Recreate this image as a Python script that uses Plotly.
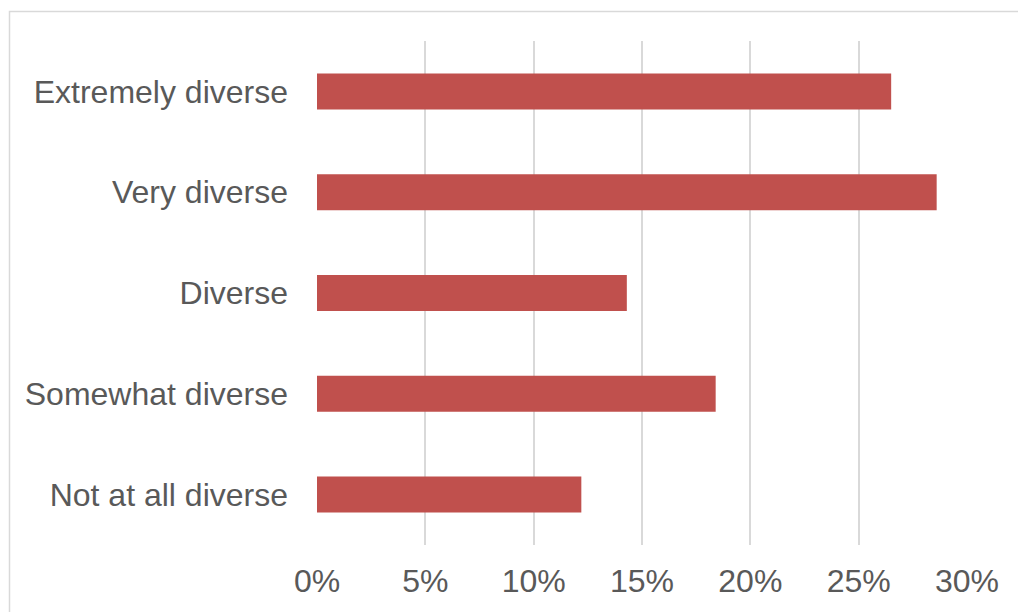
import plotly.graph_objects as go

# Share of respondents by perceived diversity level
categories = ["Extremely diverse", "Very diverse", "Diverse", "Somewhat diverse", "Not at all diverse"]
shares = [26.5, 28.6, 14.3, 18.4, 12.2]
tick_values = [0, 5, 10, 15, 20, 25, 30]
tick_labels = ["0%", "5%", "10%", "15%", "20%", "25%", "30%"]

FONT = "Liberation Sans, Arial, sans-serif"
TEXT = "#595959"
GRID = "#D9D9D9"

fig = go.Figure(
    go.Bar(
        x=shares,
        y=categories,
        orientation="h",
        marker=dict(color="#C0504D", line=dict(width=0)),
        hoverinfo="skip",
    )
)

W, H = 1018, 612
L, R, T, B = 317, 51, 41, 67
pw, ph = W - L - R, H - T - B

# outer chart frame (runs off the right and bottom edges)
fig.add_shape(
    type="rect",
    xref="paper", yref="paper",
    x0=(9.5 - L) / pw, x1=(W + 20 - L) / pw,
    y0=-(B + 20) / ph, y1=1 + (T - 11.5) / ph,
    line=dict(color=GRID, width=1.5),
    fillcolor="rgba(0,0,0,0)",
    layer="below",
)

fig.update_layout(
    width=W, height=H,
    margin=dict(l=L, r=R, t=T, b=B, pad=0),
    paper_bgcolor="white",
    plot_bgcolor="white",
    bargap=0.643,
    showlegend=False,
    font=dict(family=FONT, size=32, color=TEXT),
    xaxis=dict(
        range=[0, 30],
        tickvals=tick_values,
        ticktext=tick_labels,
        showgrid=True,
        gridcolor=GRID,
        gridwidth=1.5,
        zeroline=False,
        showline=False,
        ticks="",
        ticklabelstandoff=14,
        tickfont=dict(family=FONT, size=32, color=TEXT),
        fixedrange=True,
    ),
    yaxis=dict(
        categoryorder="array",
        categoryarray=categories[::-1],
        showgrid=False,
        zeroline=False,
        showline=False,
        ticks="",
        ticklabelstandoff=28,
        tickfont=dict(family=FONT, size=32, color=TEXT),
        fixedrange=True,
    ),
)

fig.write_html("out.html")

==========

Make an exact reproduction of the listing above, without any pictures.

Recreate this image as a Python script that uses Plotly.
import plotly.graph_objects as go

# Share of respondents by perceived diversity level
categories = ["Extremely diverse", "Very diverse", "Diverse", "Somewhat diverse", "Not at all diverse"]
shares = [26.5, 28.6, 14.3, 18.4, 12.2]
tick_values = [0, 5, 10, 15, 20, 25, 30]
tick_labels = ["0%", "5%", "10%", "15%", "20%", "25%", "30%"]

FONT = "Liberation Sans, Arial, sans-serif"
TEXT = "#595959"
GRID = "#D9D9D9"

fig = go.Figure(
    go.Bar(
        x=shares,
        y=categories,
        orientation="h",
        marker=dict(color="#C0504D", line=dict(width=0)),
        hoverinfo="skip",
    )
)

W, H = 1018, 612
L, R, T, B = 317, 51, 41, 67
pw, ph = W - L - R, H - T - B

# outer chart frame (runs off the right and bottom edges)
fig.add_shape(
    type="rect",
    xref="paper", yref="paper",
    x0=(9.5 - L) / pw, x1=(W + 20 - L) / pw,
    y0=-(B + 20) / ph, y1=1 + (T - 11.5) / ph,
    line=dict(color=GRID, width=1.5),
    fillcolor="rgba(0,0,0,0)",
    layer="below",
)

fig.update_layout(
    width=W, height=H,
    margin=dict(l=L, r=R, t=T, b=B, pad=0),
    paper_bgcolor="white",
    plot_bgcolor="white",
    bargap=0.643,
    showlegend=False,
    font=dict(family=FONT, size=32, color=TEXT),
    xaxis=dict(
        range=[0, 30],
        tickvals=tick_values,
        ticktext=tick_labels,
        showgrid=True,
        gridcolor=GRID,
        gridwidth=1.5,
        zeroline=False,
        showline=False,
        ticks="",
        ticklabelstandoff=14,
        tickfont=dict(family=FONT, size=32, color=TEXT),
        fixedrange=True,
    ),
    yaxis=dict(
        categoryorder="array",
        categoryarray=categories[::-1],
        showgrid=False,
        zeroline=False,
        showline=False,
        ticks="",
        ticklabelstandoff=28,
        tickfont=dict(family=FONT, size=32, color=TEXT),
        fixedrange=True,
    ),
)

fig.write_html("out.html")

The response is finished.